=== Exercise material ===

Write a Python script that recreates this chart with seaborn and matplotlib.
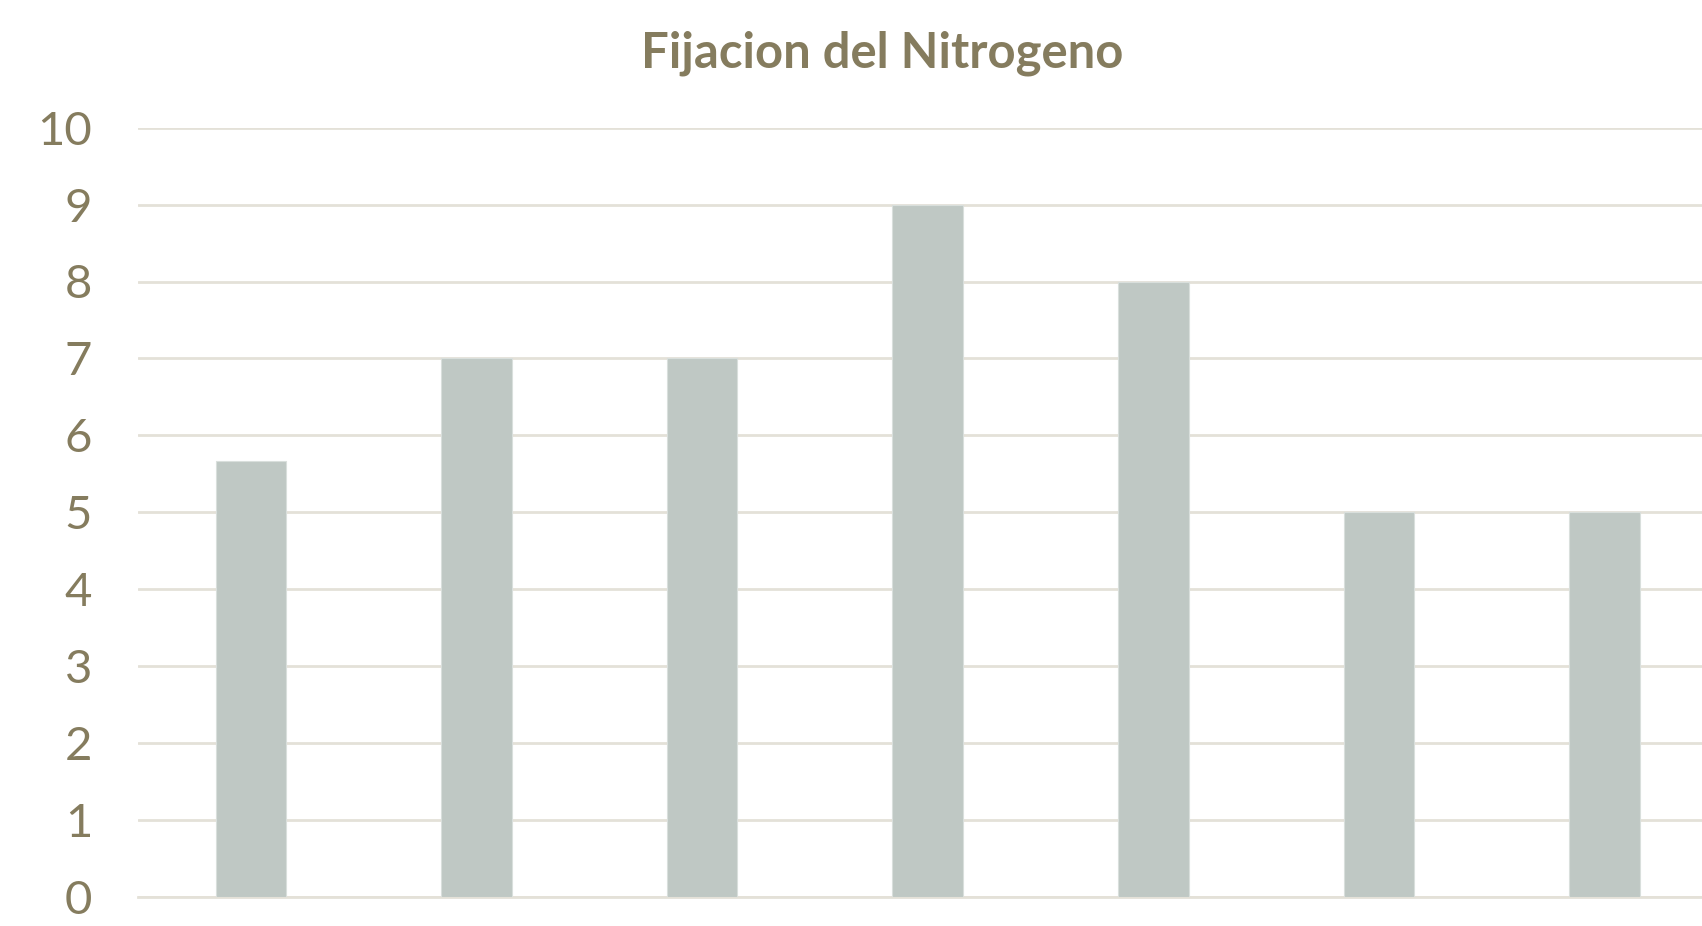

===
=== Exercise material ===

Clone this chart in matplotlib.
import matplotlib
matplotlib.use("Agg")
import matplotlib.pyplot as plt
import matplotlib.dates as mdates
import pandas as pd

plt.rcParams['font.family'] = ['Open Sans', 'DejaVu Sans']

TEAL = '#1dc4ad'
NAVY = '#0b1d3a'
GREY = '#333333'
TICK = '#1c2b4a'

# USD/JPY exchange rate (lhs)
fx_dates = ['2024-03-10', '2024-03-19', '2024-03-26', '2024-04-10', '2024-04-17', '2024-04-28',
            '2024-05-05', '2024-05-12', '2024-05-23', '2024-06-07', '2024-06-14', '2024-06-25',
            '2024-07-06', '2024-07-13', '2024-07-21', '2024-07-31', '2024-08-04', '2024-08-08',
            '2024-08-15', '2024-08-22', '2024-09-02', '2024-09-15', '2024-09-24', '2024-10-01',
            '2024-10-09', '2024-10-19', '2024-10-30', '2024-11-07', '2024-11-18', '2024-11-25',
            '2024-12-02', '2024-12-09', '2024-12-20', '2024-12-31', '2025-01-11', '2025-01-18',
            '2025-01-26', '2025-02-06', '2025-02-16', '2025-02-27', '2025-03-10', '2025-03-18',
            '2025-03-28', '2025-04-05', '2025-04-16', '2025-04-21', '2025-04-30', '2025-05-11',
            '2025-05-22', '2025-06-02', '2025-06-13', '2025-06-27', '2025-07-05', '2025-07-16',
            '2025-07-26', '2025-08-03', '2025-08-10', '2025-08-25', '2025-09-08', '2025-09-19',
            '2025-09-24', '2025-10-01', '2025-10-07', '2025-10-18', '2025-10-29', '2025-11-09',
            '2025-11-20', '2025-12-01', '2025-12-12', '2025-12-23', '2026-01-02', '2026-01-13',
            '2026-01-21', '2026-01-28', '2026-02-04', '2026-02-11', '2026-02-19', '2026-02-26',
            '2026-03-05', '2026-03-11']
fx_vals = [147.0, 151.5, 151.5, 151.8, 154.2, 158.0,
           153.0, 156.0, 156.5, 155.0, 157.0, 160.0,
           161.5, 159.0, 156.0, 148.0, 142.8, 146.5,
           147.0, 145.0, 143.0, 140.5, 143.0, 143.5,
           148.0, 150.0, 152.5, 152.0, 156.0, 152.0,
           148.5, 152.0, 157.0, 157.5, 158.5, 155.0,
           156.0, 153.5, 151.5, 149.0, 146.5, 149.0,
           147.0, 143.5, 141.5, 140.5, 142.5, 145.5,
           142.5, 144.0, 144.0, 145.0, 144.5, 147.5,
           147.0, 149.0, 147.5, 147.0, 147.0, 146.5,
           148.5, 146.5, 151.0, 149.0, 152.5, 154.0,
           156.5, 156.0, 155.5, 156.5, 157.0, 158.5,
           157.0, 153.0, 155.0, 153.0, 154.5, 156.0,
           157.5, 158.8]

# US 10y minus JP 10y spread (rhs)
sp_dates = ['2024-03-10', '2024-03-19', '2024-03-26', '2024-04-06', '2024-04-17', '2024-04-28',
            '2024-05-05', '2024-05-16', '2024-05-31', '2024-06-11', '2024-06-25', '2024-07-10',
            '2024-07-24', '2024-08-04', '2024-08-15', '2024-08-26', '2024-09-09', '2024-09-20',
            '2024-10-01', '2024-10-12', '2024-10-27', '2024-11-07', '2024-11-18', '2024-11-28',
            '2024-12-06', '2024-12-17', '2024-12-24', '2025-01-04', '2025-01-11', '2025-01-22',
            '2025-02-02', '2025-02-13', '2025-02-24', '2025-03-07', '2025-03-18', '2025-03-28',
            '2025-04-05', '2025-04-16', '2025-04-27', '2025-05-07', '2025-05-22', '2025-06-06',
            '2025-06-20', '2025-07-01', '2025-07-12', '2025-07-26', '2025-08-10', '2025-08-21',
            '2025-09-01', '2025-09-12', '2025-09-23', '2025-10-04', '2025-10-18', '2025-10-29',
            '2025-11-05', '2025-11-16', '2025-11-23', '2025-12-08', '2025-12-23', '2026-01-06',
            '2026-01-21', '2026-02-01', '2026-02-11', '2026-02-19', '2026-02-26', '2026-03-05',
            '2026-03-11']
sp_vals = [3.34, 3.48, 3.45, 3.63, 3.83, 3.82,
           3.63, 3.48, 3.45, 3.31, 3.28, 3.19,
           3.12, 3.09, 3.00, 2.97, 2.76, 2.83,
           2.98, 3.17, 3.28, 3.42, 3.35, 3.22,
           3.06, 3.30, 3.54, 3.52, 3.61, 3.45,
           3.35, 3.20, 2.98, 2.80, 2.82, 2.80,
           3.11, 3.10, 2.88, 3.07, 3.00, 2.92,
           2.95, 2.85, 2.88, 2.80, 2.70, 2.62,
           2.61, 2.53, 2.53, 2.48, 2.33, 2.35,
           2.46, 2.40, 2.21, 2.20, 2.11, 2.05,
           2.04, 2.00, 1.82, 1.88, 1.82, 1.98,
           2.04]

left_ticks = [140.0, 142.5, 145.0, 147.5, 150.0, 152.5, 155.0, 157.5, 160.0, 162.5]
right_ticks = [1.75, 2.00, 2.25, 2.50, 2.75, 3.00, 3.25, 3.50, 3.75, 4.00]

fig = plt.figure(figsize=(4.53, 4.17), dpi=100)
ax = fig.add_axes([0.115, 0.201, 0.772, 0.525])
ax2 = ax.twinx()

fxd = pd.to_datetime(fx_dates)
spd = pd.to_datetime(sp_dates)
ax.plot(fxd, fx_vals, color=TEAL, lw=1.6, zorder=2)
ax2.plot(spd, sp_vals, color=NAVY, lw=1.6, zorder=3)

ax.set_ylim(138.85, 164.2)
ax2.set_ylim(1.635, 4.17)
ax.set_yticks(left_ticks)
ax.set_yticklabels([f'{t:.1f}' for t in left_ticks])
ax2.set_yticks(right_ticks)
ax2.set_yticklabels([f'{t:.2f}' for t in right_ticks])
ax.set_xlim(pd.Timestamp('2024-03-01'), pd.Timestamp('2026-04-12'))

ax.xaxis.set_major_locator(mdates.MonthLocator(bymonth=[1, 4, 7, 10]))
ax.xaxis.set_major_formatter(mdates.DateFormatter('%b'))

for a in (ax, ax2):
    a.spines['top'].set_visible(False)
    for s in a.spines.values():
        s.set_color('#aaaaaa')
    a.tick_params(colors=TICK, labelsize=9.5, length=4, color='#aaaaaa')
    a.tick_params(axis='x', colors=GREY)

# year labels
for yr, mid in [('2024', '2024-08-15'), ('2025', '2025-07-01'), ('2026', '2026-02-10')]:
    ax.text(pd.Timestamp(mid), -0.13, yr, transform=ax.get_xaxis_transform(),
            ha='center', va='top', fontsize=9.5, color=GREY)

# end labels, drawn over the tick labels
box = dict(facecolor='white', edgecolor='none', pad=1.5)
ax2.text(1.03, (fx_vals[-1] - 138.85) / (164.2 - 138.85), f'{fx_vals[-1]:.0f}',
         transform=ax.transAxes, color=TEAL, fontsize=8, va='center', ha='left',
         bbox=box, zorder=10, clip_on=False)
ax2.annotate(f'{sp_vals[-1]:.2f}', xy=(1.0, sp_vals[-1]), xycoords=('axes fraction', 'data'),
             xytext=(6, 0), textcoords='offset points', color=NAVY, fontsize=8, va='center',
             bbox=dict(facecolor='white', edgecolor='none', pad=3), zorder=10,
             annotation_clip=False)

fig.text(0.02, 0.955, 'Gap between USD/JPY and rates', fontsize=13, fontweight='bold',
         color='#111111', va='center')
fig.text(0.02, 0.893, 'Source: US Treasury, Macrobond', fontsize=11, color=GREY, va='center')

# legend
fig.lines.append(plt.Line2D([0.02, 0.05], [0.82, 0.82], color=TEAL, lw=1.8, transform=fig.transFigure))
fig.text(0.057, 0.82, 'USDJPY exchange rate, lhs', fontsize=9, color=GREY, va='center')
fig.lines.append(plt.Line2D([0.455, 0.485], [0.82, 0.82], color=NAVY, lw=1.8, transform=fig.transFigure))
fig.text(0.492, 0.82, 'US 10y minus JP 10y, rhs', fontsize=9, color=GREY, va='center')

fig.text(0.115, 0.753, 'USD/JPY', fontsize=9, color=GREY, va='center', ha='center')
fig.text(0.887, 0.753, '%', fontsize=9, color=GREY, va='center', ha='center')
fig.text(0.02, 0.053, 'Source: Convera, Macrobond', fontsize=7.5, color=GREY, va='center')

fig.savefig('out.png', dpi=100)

===

*What to work on*
Extract from the records above the lines from the one containing "Clone this chart in matplotlib." to the one containing "TICK = '#1c2b4a'", both lines included, exactly as they appear and with nothing else.

*Finished task*
Clone this chart in matplotlib.
import matplotlib
matplotlib.use("Agg")
import matplotlib.pyplot as plt
import matplotlib.dates as mdates
import pandas as pd

plt.rcParams['font.family'] = ['Open Sans', 'DejaVu Sans']

TEAL = '#1dc4ad'
NAVY = '#0b1d3a'
GREY = '#333333'
TICK = '#1c2b4a'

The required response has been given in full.